Question

How do you show that `1 + 2x +x^3 + 4x^5 = 0` has exactly one real root?

Answer 1

See explanation.

Explanation:

First if we look at the limits of our function we see, that:

`lim_{x->-oo} f(x)=-oo`, and `lim_{x->+oo} f(x)=+oo`, so the function has at least one real root.

To show, that the function has only one real root we have to show, that it is monotonic in the whole `RR` To show it we have to calculate the derivative `f'(x)`

`f'(x)=20x^4+3x^2+2`

Now we have to solve: `20x^4+3x^2+2=0`

To do this we substitute `t=x^2` to transform the equation to a quadratic one:

`20t^2+3t+2=0`

This experssion is positive for all `x e RR`, because `Delta=-151<0`, so the function `f(x)` is increasing in the whole domain `RR`.

So we can conclude, that it has only one real root.

QED

Answer 2

See the explanation section.

Explanation:

Let `f(x) = 1+2x+x^3+4x^5` and note that for every `x`, `x` is a root of the equation if and only if `x` is a zero of `f`.

`f` has at least one real zero (and the equation has at least one real root).

`f` is a polynomial function, so it is continuous at every real number. In particular, `f` is continuous on the closed interval `[-1,0]`.

`f(-1) = 1-2-1-4 = -8` and `f(0)=1`

`0` is between `f(-1)` and `f(0`, so the Intermediate Value Theorem tells us that there is at least one number `c` in `(-1,0)` with `f(c) = 0`.

This `c` is a zero of `f` and a root of the equation.

`f` cannot have two (or more) zeros

Suppose that `f` had two (or more) zeros, call them `a` and `b`. So `f(a)=0=f(b)`

`f` is continuous on the closed interval `[a,b]` (it's still a polynomial) and

`f` is differentiable on the open interval `(a,b)`
(`f'(x) = 2+3x^2+20x^4` exists for all `x` in the interval.)
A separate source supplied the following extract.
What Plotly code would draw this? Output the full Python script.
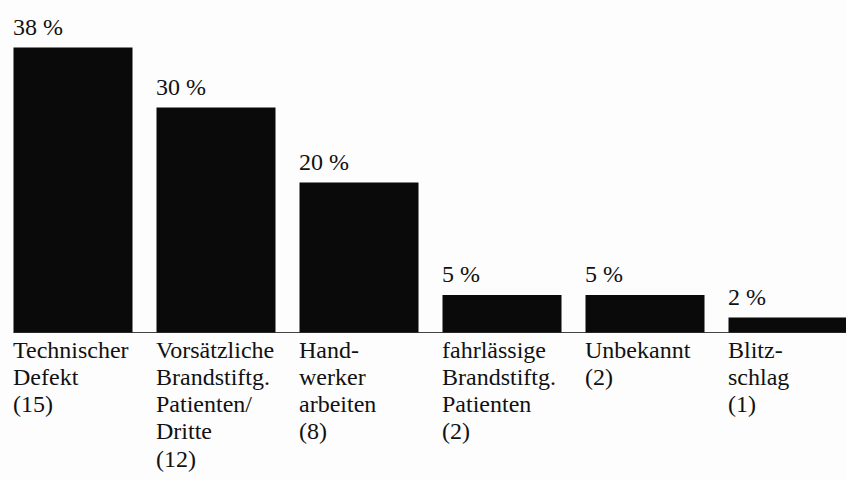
import plotly.graph_objects as go

categories = [
    ["Technischer", "Defekt", "(15)"],
    ["Vorsätzliche", "Brandstiftg.", "Patienten/", "Dritte", "(12)"],
    ["Hand-", "werker", "arbeiten", "(8)"],
    ["fahrlässige", "Brandstiftg.", "Patienten", "(2)"],
    ["Unbekannt", "(2)"],
    ["Blitz-", "schlag", "(1)"],
]
percent = [38, 30, 20, 5, 5, 2]
value_labels = ["38 %", "30 %", "20 %", "5 %", "5 %", "2 %"]

W, H = 846, 480
px_per_cat = 143.0
first_center = 73.0
bar_w = 119.0 / px_per_cat
baseline_px = 332.5
px_per_pct = 7.5

x0 = -first_center / px_per_cat
xr = [x0, x0 + W / px_per_cat]
yr = [-(H - baseline_px) / px_per_pct, baseline_px / px_per_pct]

xs = list(range(len(percent)))
FONT = "Liberation Serif"
fs = 24
line_h = 27.3

fig = go.Figure()
fig.add_trace(go.Bar(x=xs, y=percent, width=bar_w,
                     marker=dict(color="#0a0a0a", line=dict(width=0)),
                     hoverinfo="skip"))

ann = []
for i, (lines, v, lab) in enumerate(zip(categories, percent, value_labels)):
    left = i - bar_w / 2
    ann.append(dict(x=left, y=v, xref="x", yref="y", text=lab, showarrow=False,
                    xanchor="left", yanchor="bottom", yshift=6, xshift=-3,
                    font=dict(family=FONT, size=fs, color="#111")))
    for k, t in enumerate(lines):
        ann.append(dict(x=left, y=0, xref="x", yref="y", text=t, showarrow=False,
                        xanchor="left", yanchor="top", yshift=-2 - k * line_h, xshift=-3,
                        font=dict(family=FONT, size=fs, color="#111")))

fig.add_shape(type="line", xref="x", yref="y", x0=-bar_w / 2, x1=xr[1], y0=0, y1=0,
              line=dict(color="#444", width=1), layer="below")

fig.update_layout(
    width=W, height=H,
    margin=dict(l=0, r=0, t=0, b=0),
    paper_bgcolor="#fdfdfd", plot_bgcolor="#fdfdfd",
    showlegend=False,
    font=dict(family=FONT),
    annotations=ann,
    xaxis=dict(range=xr, visible=False, fixedrange=True),
    yaxis=dict(range=yr, visible=False, fixedrange=True),
)
fig.write_html("out.html", config={"displayModeBar": False},
               post_script="document.body.style.margin='0';document.body.style.overflow='hidden';")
and `f(a) = f(b)` so by Rolle's Theorem (or by the Mean Value Theorem) there is a `c` in `(a,b)` with `f'(c)=0`

However,
`f'(x) = 2+3x^2+20x^4` can never be `0`.

(Look at each term. Both `20x^4` and `3x^2` are at least `0` and the constant adds `2`. So, `f'(x) >= 2`.)

That means that no `c` with `f'(c)=0` can exist.

Conclusion
If there were two (or more) zeros, then we could make `f'(c)=0`.
But, clearly, we cannot make `f'(c)=0`, so there cannot be two (or more) zeros.